Material>
● ● ● ● ● ● ●

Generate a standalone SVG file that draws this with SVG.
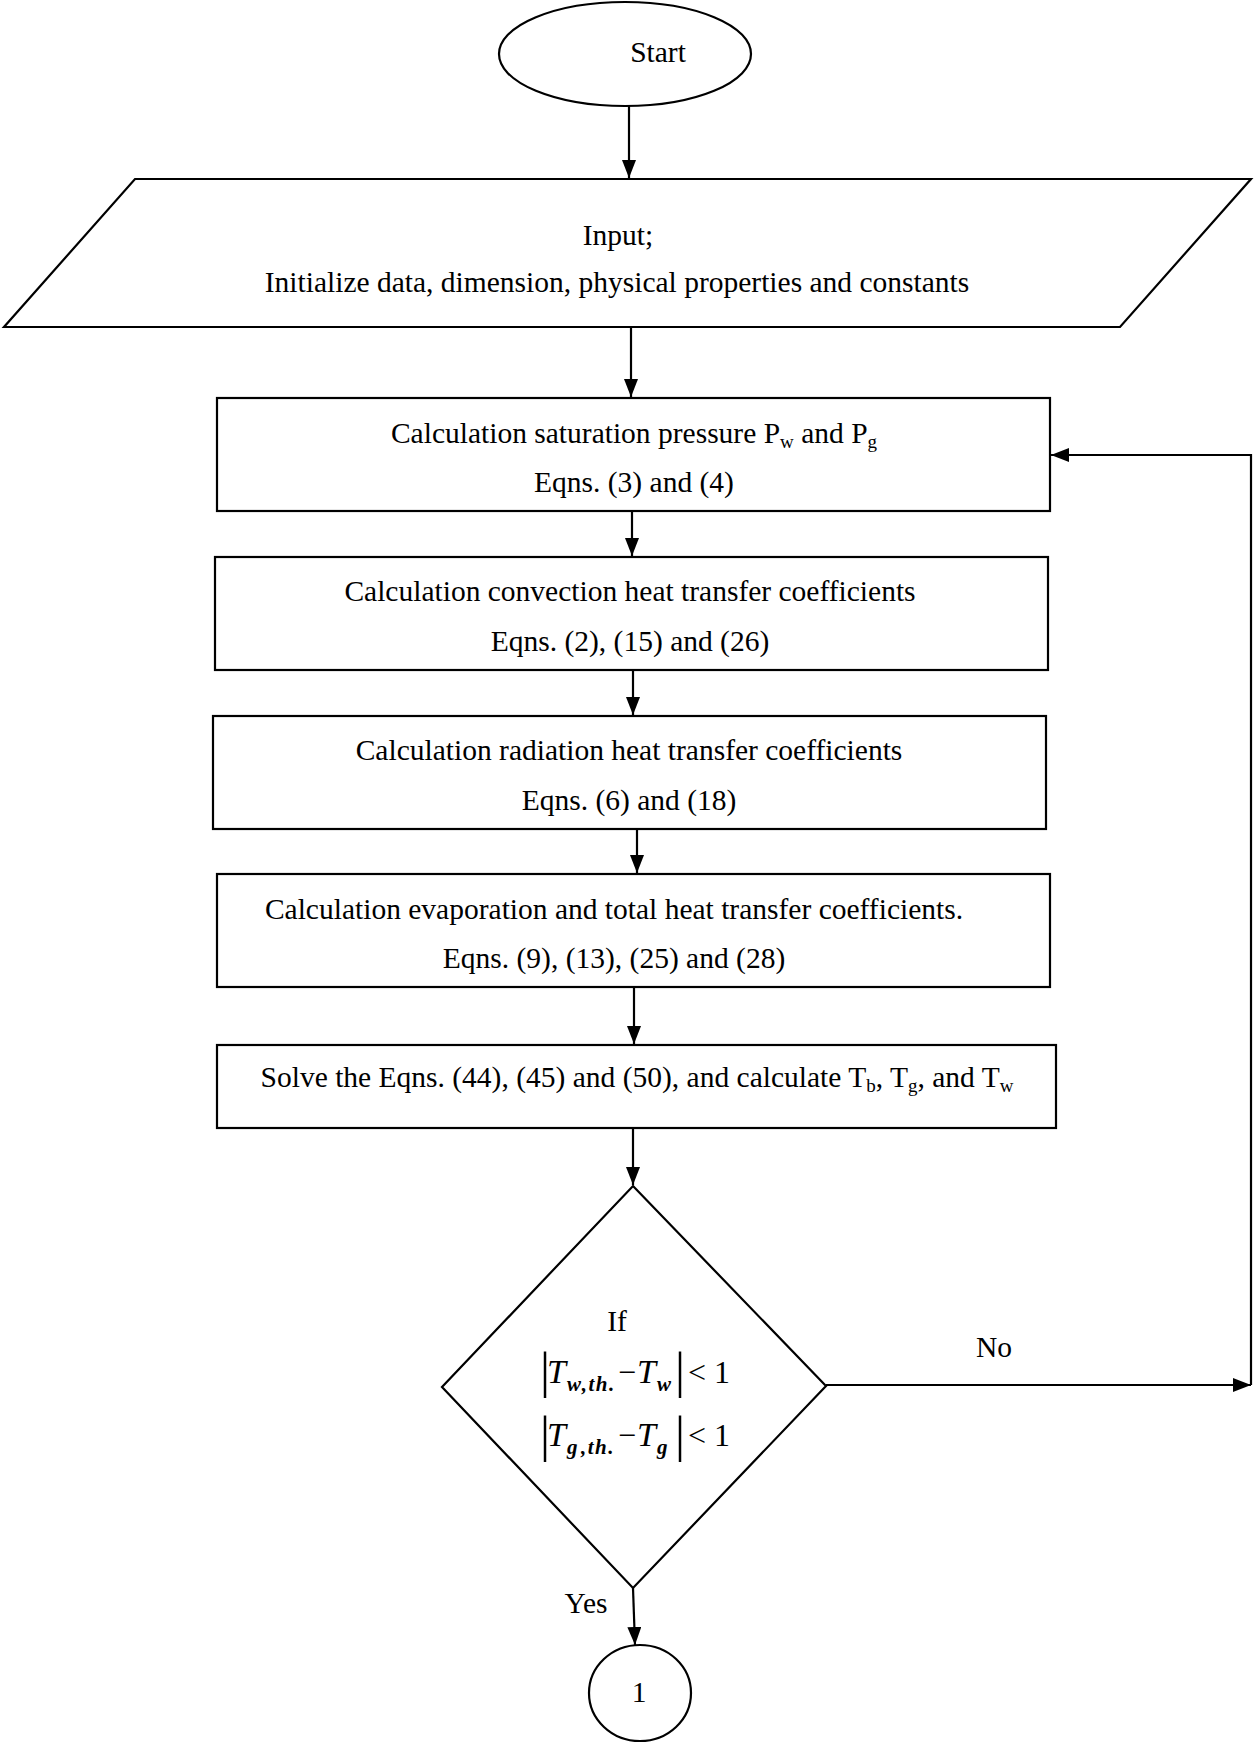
<svg xmlns="http://www.w3.org/2000/svg" width="1256" height="1744" viewBox="0 0 1256 1744">
<style>
.shape{fill:#fff;stroke:#000;stroke-width:2.2}
.line{fill:none;stroke:#000;stroke-width:2.2}
.t{font-family:"Liberation Serif","Times New Roman",serif;font-size:29.5px;fill:#000}
.c{text-anchor:middle}
.sub{font-size:19px}
.mi{font-family:"Liberation Serif","Times New Roman",serif;font-style:italic;font-size:34px;fill:#000}
.ms{font-family:"Liberation Serif","Times New Roman",serif;font-style:italic;font-weight:bold;font-size:21px;letter-spacing:1.5px;fill:#000}
.mr{font-family:"Liberation Serif","Times New Roman",serif;font-size:32px;fill:#000}
.bar{font-family:"Liberation Serif","Times New Roman",serif;font-size:50px;fill:#000}
</style>
<defs>
<marker id="ah" markerUnits="userSpaceOnUse" markerWidth="20" markerHeight="16" refX="18" refY="7" orient="auto">
<path d="M0,0 L18,7 L0,14 Z" fill="#000"/>
</marker>
</defs>
<rect width="1256" height="1744" fill="#fff"/>
<g id="connectors">
<line class="line" x1="629" y1="106" x2="629" y2="178" marker-end="url(#ah)"/>
<line class="line" x1="631" y1="327" x2="631" y2="397" marker-end="url(#ah)"/>
<line class="line" x1="632" y1="511" x2="632" y2="556" marker-end="url(#ah)"/>
<line class="line" x1="633" y1="670" x2="633" y2="715" marker-end="url(#ah)"/>
<line class="line" x1="637" y1="829" x2="637" y2="873" marker-end="url(#ah)"/>
<line class="line" x1="634" y1="987" x2="634" y2="1044" marker-end="url(#ah)"/>
<line class="line" x1="633" y1="1128" x2="633" y2="1185" marker-end="url(#ah)"/>
<line class="line" x1="633" y1="1588" x2="635" y2="1645" marker-end="url(#ah)"/>
<line class="line" x1="826" y1="1385" x2="1251" y2="1385" marker-end="url(#ah)"/>
<polyline class="line" points="1251,1385 1251,455 1051,455" marker-end="url(#ah)"/>
<text class="t c" x="994" y="1357">No</text>
<text class="t c" x="586" y="1613">Yes</text>
</g>
<g id="start">
<ellipse class="shape" cx="625" cy="54" rx="126" ry="52"/>
<text class="t c" x="658" y="62">Start</text>
</g>
<g id="input">
<polygon class="shape" points="135,179 1251,179 1120,327 4,327"/>
<text class="t c" x="618" y="245">Input;</text>
<text class="t c" x="617" y="292">Initialize data, dimension, physical properties and constants</text>
</g>
<g id="box1">
<rect class="shape" x="217" y="398" width="833" height="113"/>
<text class="t c" x="634" y="443">Calculation saturation pressure P<tspan class="sub" dy="5">w</tspan><tspan dy="-5"> and P</tspan><tspan class="sub" dy="5">g</tspan></text>
<text class="t c" x="634" y="492">Eqns. (3) and (4)</text>
</g>
<g id="box2">
<rect class="shape" x="215" y="557" width="833" height="113"/>
<text class="t c" x="630" y="601">Calculation convection heat transfer coefficients</text>
<text class="t c" x="630" y="651">Eqns. (2), (15) and (26)</text>
</g>
<g id="box3">
<rect class="shape" x="213" y="716" width="833" height="113"/>
<text class="t c" x="629" y="760">Calculation radiation heat transfer coefficients</text>
<text class="t c" x="629" y="810">Eqns. (6) and (18)</text>
</g>
<g id="box4">
<rect class="shape" x="217" y="874" width="833" height="113"/>
<text class="t c" x="614" y="919">Calculation evaporation and total heat transfer coefficients.</text>
<text class="t c" x="614" y="968">Eqns. (9), (13), (25) and (28)</text>
</g>
<g id="box5">
<rect class="shape" x="217" y="1045" width="839" height="83"/>
<text class="t c" x="637" y="1087">Solve the Eqns. (44), (45) and (50), and calculate T<tspan class="sub" dy="5">b</tspan><tspan dy="-5">, T</tspan><tspan class="sub" dy="5">g</tspan><tspan dy="-5">, and T</tspan><tspan class="sub" dy="5">w</tspan></text>
</g>
<g id="decision">
<polygon class="shape" points="633,1186 826,1386 633,1588 442,1387"/>
<text class="t c" x="617" y="1331">If</text>
<text class="bar" x="540" y="1387">|</text>
<text class="mi" x="547" y="1383">T</text>
<text class="ms" x="567" y="1391">w,th.</text>
<text class="mr" x="618" y="1383">−</text>
<text class="mi" x="637" y="1383">T</text>
<text class="ms" x="657" y="1391">w</text>
<text class="bar" x="675" y="1387">|</text>
<text class="mr" x="688" y="1383">&lt; 1</text>
<text class="bar" x="540" y="1451">|</text>
<text class="mi" x="547" y="1446">T</text>
<text class="ms" x="567" y="1454">g</text>
<text class="ms" x="581" y="1454">,th.</text>
<text class="mr" x="618" y="1446">−</text>
<text class="mi" x="637" y="1446">T</text>
<text class="ms" x="657" y="1454">g</text>
<text class="bar" x="675" y="1451">|</text>
<text class="mr" x="688" y="1446">&lt; 1</text>
</g>
<g id="connector1">
<ellipse class="shape" cx="640" cy="1693" rx="51" ry="48"/>
<text class="t c" x="639" y="1702">1</text>
</g>
</svg>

● ● ● ● ● ● ●

Problem to solve>
Give every line back word for word and leave the pictures out.

Task answer>
Generate a standalone SVG file that draws this with SVG.
<svg xmlns="http://www.w3.org/2000/svg" width="1256" height="1744" viewBox="0 0 1256 1744">
<style>
.shape{fill:#fff;stroke:#000;stroke-width:2.2}
.line{fill:none;stroke:#000;stroke-width:2.2}
.t{font-family:"Liberation Serif","Times New Roman",serif;font-size:29.5px;fill:#000}
.c{text-anchor:middle}
.sub{font-size:19px}
.mi{font-family:"Liberation Serif","Times New Roman",serif;font-style:italic;font-size:34px;fill:#000}
.ms{font-family:"Liberation Serif","Times New Roman",serif;font-style:italic;font-weight:bold;font-size:21px;letter-spacing:1.5px;fill:#000}
.mr{font-family:"Liberation Serif","Times New Roman",serif;font-size:32px;fill:#000}
.bar{font-family:"Liberation Serif","Times New Roman",serif;font-size:50px;fill:#000}
</style>
<defs>
<marker id="ah" markerUnits="userSpaceOnUse" markerWidth="20" markerHeight="16" refX="18" refY="7" orient="auto">
<path d="M0,0 L18,7 L0,14 Z" fill="#000"/>
</marker>
</defs>
<rect width="1256" height="1744" fill="#fff"/>
<g id="connectors">
<line class="line" x1="629" y1="106" x2="629" y2="178" marker-end="url(#ah)"/>
<line class="line" x1="631" y1="327" x2="631" y2="397" marker-end="url(#ah)"/>
<line class="line" x1="632" y1="511" x2="632" y2="556" marker-end="url(#ah)"/>
<line class="line" x1="633" y1="670" x2="633" y2="715" marker-end="url(#ah)"/>
<line class="line" x1="637" y1="829" x2="637" y2="873" marker-end="url(#ah)"/>
<line class="line" x1="634" y1="987" x2="634" y2="1044" marker-end="url(#ah)"/>
<line class="line" x1="633" y1="1128" x2="633" y2="1185" marker-end="url(#ah)"/>
<line class="line" x1="633" y1="1588" x2="635" y2="1645" marker-end="url(#ah)"/>
<line class="line" x1="826" y1="1385" x2="1251" y2="1385" marker-end="url(#ah)"/>
<polyline class="line" points="1251,1385 1251,455 1051,455" marker-end="url(#ah)"/>
<text class="t c" x="994" y="1357">No</text>
<text class="t c" x="586" y="1613">Yes</text>
</g>
<g id="start">
<ellipse class="shape" cx="625" cy="54" rx="126" ry="52"/>
<text class="t c" x="658" y="62">Start</text>
</g>
<g id="input">
<polygon class="shape" points="135,179 1251,179 1120,327 4,327"/>
<text class="t c" x="618" y="245">Input;</text>
<text class="t c" x="617" y="292">Initialize data, dimension, physical properties and constants</text>
</g>
<g id="box1">
<rect class="shape" x="217" y="398" width="833" height="113"/>
<text class="t c" x="634" y="443">Calculation saturation pressure P<tspan class="sub" dy="5">w</tspan><tspan dy="-5"> and P</tspan><tspan class="sub" dy="5">g</tspan></text>
<text class="t c" x="634" y="492">Eqns. (3) and (4)</text>
</g>
<g id="box2">
<rect class="shape" x="215" y="557" width="833" height="113"/>
<text class="t c" x="630" y="601">Calculation convection heat transfer coefficients</text>
<text class="t c" x="630" y="651">Eqns. (2), (15) and (26)</text>
</g>
<g id="box3">
<rect class="shape" x="213" y="716" width="833" height="113"/>
<text class="t c" x="629" y="760">Calculation radiation heat transfer coefficients</text>
<text class="t c" x="629" y="810">Eqns. (6) and (18)</text>
</g>
<g id="box4">
<rect class="shape" x="217" y="874" width="833" height="113"/>
<text class="t c" x="614" y="919">Calculation evaporation and total heat transfer coefficients.</text>
<text class="t c" x="614" y="968">Eqns. (9), (13), (25) and (28)</text>
</g>
<g id="box5">
<rect class="shape" x="217" y="1045" width="839" height="83"/>
<text class="t c" x="637" y="1087">Solve the Eqns. (44), (45) and (50), and calculate T<tspan class="sub" dy="5">b</tspan><tspan dy="-5">, T</tspan><tspan class="sub" dy="5">g</tspan><tspan dy="-5">, and T</tspan><tspan class="sub" dy="5">w</tspan></text>
</g>
<g id="decision">
<polygon class="shape" points="633,1186 826,1386 633,1588 442,1387"/>
<text class="t c" x="617" y="1331">If</text>
<text class="bar" x="540" y="1387">|</text>
<text class="mi" x="547" y="1383">T</text>
<text class="ms" x="567" y="1391">w,th.</text>
<text class="mr" x="618" y="1383">−</text>
<text class="mi" x="637" y="1383">T</text>
<text class="ms" x="657" y="1391">w</text>
<text class="bar" x="675" y="1387">|</text>
<text class="mr" x="688" y="1383">&lt; 1</text>
<text class="bar" x="540" y="1451">|</text>
<text class="mi" x="547" y="1446">T</text>
<text class="ms" x="567" y="1454">g</text>
<text class="ms" x="581" y="1454">,th.</text>
<text class="mr" x="618" y="1446">−</text>
<text class="mi" x="637" y="1446">T</text>
<text class="ms" x="657" y="1454">g</text>
<text class="bar" x="675" y="1451">|</text>
<text class="mr" x="688" y="1446">&lt; 1</text>
</g>
<g id="connector1">
<ellipse class="shape" cx="640" cy="1693" rx="51" ry="48"/>
<text class="t c" x="639" y="1702">1</text>
</g>
</svg>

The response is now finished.